I'll check into what it's set at. I haven't done anything custom so I would assume it's the Windows default. This computer is only turned on to game or add keys to steam. I just happened to turn it on this morning to remove a few game programs (Arc and some other crap program) and noticed the free space was low. Shouldn't windows clear it on each restart or is that not good with an ssd drive? I remember there were some recommended things to not happen with ssd drives as os but that could be different in this day and age with tech etc.
 
So I've been noticing my Corsair OS ssd has been having severe space dwindling away. I'm down to like 7 gigs free on a 120 gig drive (97 after format and split for the System partition). I thought the page file went to the system partition and left your normal OS install drive alone?

Well anyway after going through temp folders, windows download folders, etc and clearing out trash I went from 5 gig free up to 7 gig. There has got to be something going on still. My Steam games all install onto their own 4TB drive other then the stupid documents and my saved files that Steam likes to stick on your OS drive. (Dumb as hell)

I select every folder on my C: drive and check the properties. Only using 60G on disk. Well where the hell is the other 30 some odd gigs then? I then went and selected to show hidden OS files and sure enough the Page file is at some 33+ gigs. This seems insane!

Any ideas? Running Win 7 X64 with ssd drive for the OS.

I might add that I had 16 gig or ram but just upgraded to 32gig yesterday prior to even noticing this problem. Other then the space dwindling away over time.
With 32 GB of ram and System Managed page file, a 33GB ish Page File is about right.

If your OS drive is an SSD, I would recommend setting the page file minimal to 800MB and maximum to say 8000MB. That way the page file will always be 800MB unless it needs it for something.
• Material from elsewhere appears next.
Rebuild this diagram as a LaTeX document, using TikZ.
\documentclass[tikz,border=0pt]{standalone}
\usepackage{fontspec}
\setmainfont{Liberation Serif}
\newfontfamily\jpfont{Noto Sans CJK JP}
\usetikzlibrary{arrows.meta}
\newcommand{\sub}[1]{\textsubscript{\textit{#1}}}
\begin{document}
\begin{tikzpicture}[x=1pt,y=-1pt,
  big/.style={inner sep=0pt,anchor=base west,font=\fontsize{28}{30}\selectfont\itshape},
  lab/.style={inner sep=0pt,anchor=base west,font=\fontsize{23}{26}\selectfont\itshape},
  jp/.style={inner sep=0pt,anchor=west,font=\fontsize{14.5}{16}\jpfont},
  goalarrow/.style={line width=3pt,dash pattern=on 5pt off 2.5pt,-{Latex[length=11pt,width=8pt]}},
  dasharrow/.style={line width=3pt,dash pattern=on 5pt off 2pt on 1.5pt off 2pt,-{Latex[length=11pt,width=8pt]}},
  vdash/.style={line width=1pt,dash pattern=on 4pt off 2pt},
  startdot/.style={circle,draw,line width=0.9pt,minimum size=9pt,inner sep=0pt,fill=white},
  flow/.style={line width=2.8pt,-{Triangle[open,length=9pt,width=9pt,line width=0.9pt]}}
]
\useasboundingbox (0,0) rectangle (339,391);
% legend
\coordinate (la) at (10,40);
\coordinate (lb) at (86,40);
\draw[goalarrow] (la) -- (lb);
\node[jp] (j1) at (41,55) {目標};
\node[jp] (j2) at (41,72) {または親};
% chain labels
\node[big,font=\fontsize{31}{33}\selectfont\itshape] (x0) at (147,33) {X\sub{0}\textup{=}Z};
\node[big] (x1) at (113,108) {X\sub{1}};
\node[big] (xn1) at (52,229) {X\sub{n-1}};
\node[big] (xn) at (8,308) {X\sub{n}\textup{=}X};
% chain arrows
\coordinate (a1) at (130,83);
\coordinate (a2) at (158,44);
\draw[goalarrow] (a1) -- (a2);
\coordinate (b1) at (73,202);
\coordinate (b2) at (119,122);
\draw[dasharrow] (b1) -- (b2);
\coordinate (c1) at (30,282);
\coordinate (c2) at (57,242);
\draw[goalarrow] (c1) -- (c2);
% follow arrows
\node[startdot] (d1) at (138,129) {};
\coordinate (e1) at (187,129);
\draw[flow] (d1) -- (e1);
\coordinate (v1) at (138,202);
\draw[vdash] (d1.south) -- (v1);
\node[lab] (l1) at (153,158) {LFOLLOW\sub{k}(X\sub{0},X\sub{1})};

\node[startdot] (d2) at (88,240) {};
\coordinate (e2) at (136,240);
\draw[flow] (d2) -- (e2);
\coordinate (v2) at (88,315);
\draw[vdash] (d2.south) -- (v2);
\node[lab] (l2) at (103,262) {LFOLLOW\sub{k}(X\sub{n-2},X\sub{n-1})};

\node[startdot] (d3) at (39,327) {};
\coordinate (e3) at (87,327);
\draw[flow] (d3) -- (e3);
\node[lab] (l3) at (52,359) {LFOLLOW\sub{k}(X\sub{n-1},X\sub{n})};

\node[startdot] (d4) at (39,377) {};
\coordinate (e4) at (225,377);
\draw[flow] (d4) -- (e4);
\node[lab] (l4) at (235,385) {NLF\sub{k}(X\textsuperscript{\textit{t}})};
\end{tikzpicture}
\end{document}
It should shrink back to 800MB when you reboot.

It doesn't matter how much memory you have, you should never disable the Page File.
 
If you've got 32GB of RAM nowadays (and even when you had "just 16" all you'd require is setting a static page file (same size min/max) of about 1GB (1024MB) or even using the 800MB that bigdogchris just mentioned. There's no real gain to having it be expandable anymore as that just creates more overhead while the OS is trying to actively do that and find room for any potential data it might actually try to page. I just got a workstation laptop with 16GB in it and I've been hitting it quite hard the past few days stress testing it in a variety of ways - I have two hard drives in it, both have a 1GB static page file on them, and after doing some performance monitoring (because of the 16GB of RAM) Windows doesn't even bother with the page file so far, not even when I had it literally using about 15.8GB of physical RAM with some 3D work/Photoshop RAW edits (very very large images like 12K x 12K resolution).
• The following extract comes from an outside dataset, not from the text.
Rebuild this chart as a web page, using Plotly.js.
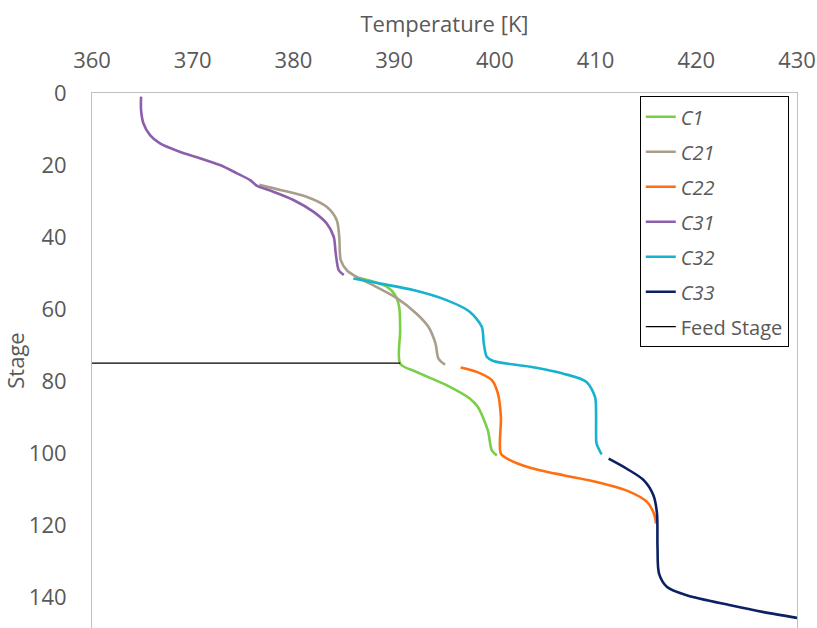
<!DOCTYPE html>
<html>
<head>
<meta charset="utf-8">
<script src="https://cdn.plot.ly/plotly-3.0.1.min.js"></script>
<style>html,body{margin:0;padding:0;background:#fff;}#chart{width:817px;height:628px;}</style>
</head>
<body>
<div id="chart"></div>
<script>
// Series data: temperature [K] vs stage
const seriesNames = ['C1', 'C21', 'C22', 'C31', 'C32', 'C33'];

const c1Stage = [51.3, 53.8, 56.1, 59.4, 65.8, 75.1, 77.4, 81.1, 84.8, 87.1, 93.6, 99.2, 100.6];
const c1Temp  = [386.5, 389.3, 390.1, 390.5, 390.6, 390.6, 392.2, 395.2, 397.5, 398.3, 399.3, 399.7, 400.2];

const c21Stage = [25.5, 26.9, 28.8, 31.6, 35.3, 39.9, 46.4, 49.2, 50.6, 52.9, 57, 61.2, 64.9, 69.5, 73.7, 75.4];
const c21Temp  = [376.6, 378.7, 381.3, 383.3, 384.3, 384.55, 384.7, 385.3, 386.0, 387.6, 390.3, 392.2, 393.4, 394.1, 394.4, 395.05];

const c22Stage = [76.2, 77.4, 79.7, 83.4, 89.9, 100.1, 101.9, 104, 106.1, 108, 110.7, 113.5, 116.8, 119.5];
const c22Temp  = [396.6, 398.2, 399.7, 400.3, 400.6, 400.6, 401.5, 403.5, 406.8, 410.1, 413.4, 415.1, 415.8, 416.0];

const c31Stage = [1, 4.7, 8.4, 11.7, 14, 16.3, 18.1, 20, 22.3, 24.2, 25.8, 27.4, 29.7, 33, 36.2, 39.9, 44.5, 49.2, 50.5];
const c31Temp  = [364.87, 364.87, 365.1, 365.76, 366.75, 368.7, 370.7, 372.7, 374.4, 375.7, 376.4, 378.0, 380.0, 382.0, 383.3, 384.0, 384.2, 384.5, 385.0];

const c32Stage = [51.5, 52.9, 54.7, 57.5, 60.7, 64.9, 69.5, 73.2, 74.4, 76, 77.9, 80.2, 84.4, 89, 93.6, 97.3, 100.3];
const c32Temp  = [385.95, 388.6, 391.9, 395.2, 397.5, 398.7, 398.9, 399.2, 399.85, 403.5, 406.8, 409.1, 409.95, 410.05, 410.05, 410.1, 410.6];

const c33Stage = [101.5, 104.3, 107.5, 111.7, 116.8, 126, 133.4, 137.1, 139.4, 142.2, 144.1, 145.7];
const c33Temp  = [411.3, 413.1, 414.8, 415.75, 416.1, 416.15, 416.3, 417.1, 419.05, 423.4, 426.7, 430.0];

const feedName  = 'Feed Stage';
const feedStage = [75, 75];
const feedTemp  = [360, 390.6];

const xTicks = [360, 370, 380, 390, 400, 410, 420, 430];
const yTicks = [0, 20, 40, 60, 80, 100, 120, 140];

const stages = [c1Stage, c21Stage, c22Stage, c31Stage, c32Stage, c33Stage];
const temps  = [c1Temp, c21Temp, c22Temp, c31Temp, c32Temp, c33Temp];
const colors = ['#7ACF48', '#A99E8B', '#FF6F10', '#8C5FAC', '#17B2D0', '#0C2063'];

const traces = seriesNames.map((n, i) => ({
  type: 'scatter', mode: 'lines',
  x: temps[i], y: stages[i],
  name: '<i>' + n + '</i>',
  legendgroup: n,
  line: {color: colors[i], width: 2.6, shape: 'spline', smoothing: 0.8}
}));
traces.push({
  type: 'scatter', mode: 'lines',
  x: feedTemp, y: feedStage, name: feedName, legendgroup: 'feed',
  line: {color: '#000000', width: 1.3}
});

const font = 'Open Sans, Noto Sans, sans-serif';
const layout = {
  width: 817, height: 628,
  margin: {l: 92, r: 20, t: 93, b: 0},
  paper_bgcolor: '#fff', plot_bgcolor: '#fff',
  font: {family: font, color: '#595959', size: 22},
  showlegend: true,
  xaxis: {
    side: 'top', range: [360, 430], tickvals: xTicks,
    showgrid: false, zeroline: false,
    showline: true, linecolor: '#BFBFBF', linewidth: 1, mirror: false,
    ticks: 'outside', ticklen: 15, tickcolor: 'rgba(0,0,0,0)',
    tickfont: {family: font, size: 22, color: '#595959'},
    title: {text: 'Temperature [K]', font: {family: font, size: 22, color: '#595959'}, standoff: 5}
  },
  yaxis: {
    range: [148.5, 0], tickvals: yTicks,
    showgrid: false, zeroline: false,
    showline: true, linecolor: '#BFBFBF', linewidth: 1, mirror: true,
    ticks: 'outside', ticklen: 20, tickcolor: 'rgba(0,0,0,0)',
    tickfont: {family: font, size: 22, color: '#595959'},
    title: {text: 'Stage', font: {family: font, size: 22, color: '#595959'}, standoff: 8}
  },
  legend: {
    x: 0.777, y: 0.994, xanchor: 'left', yanchor: 'top',
    bgcolor: '#fff', bordercolor: '#000', borderwidth: 1,
    font: {family: font, size: 20, color: '#595959'},
    tracegroupgap: 6, traceorder: 'grouped'
  }
};

Plotly.newPlot('chart', traces, layout, {staticPlot: true, displayModeBar: false});
</script>
</body>
</html>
With 32GB of RAM some folks will say "oh hell, just disable the page file and be done with it..." but Windows and all modern OSes are designed to work with a page file as part of the virtual memory subsystem so it's best left enabled but constricted by making it static and no larger than 1GB at most. I seriously doubt you'll ever have any issues with 1GB static page files - one on every physical drive you have (as long as they're not in RAID situations) means the system is just more efficient overall because it can read/write from one page file while doing the same from another if needed. No matter how fast storage devices are getting, they still can't do reads and writes at the same time so, it's one or the other unless you take advantage of having multiple physical drives and being able to read/write from them discretely and individually at the same time.

Hope this helps...
 
If your choice is between leaving the reduced size pagefile on the SSD or moving it to a HDD, leave it on the SSD, because SSDs excel at the type of disk access that make a pagefile work well.
 
That did it. It was on system managed (probably win 7 install default) On my daily server it's manually set 200mb/1024mb. That is with win 10 but I think my Samsung Magician software did that change with the longevity setting for the ssd drive. I haven't had any issues with running out of memory errors on it. The game rig now has 800mb/1000mb for My C:(OS) D:(Generic games) and E:(Steam games) drives. The only one I didn't set anything on is that system reserved partition.
 
On my SSD with Windows 8.1 set to manage the page file it is always 2GB, while I have 32GB of RAM. I think Windows 8.1 is smart enough to treat SSDs with respect.
 
According to Samsung if you have more than 4GB ram installed and are using a SSD you should change your page file to 200MB with a maximum of 2GB. From a quick Google search I did not find any results on what Corsair recommends.

Off topic: Samsung Magician 4.9.6 has been released
 
If you set the pagefile small enough, Windows will tell you the minimum amount of pagefile necessary for a system memory dump file to be created during a system crash, usually around 700MB-800MB. I use that amount.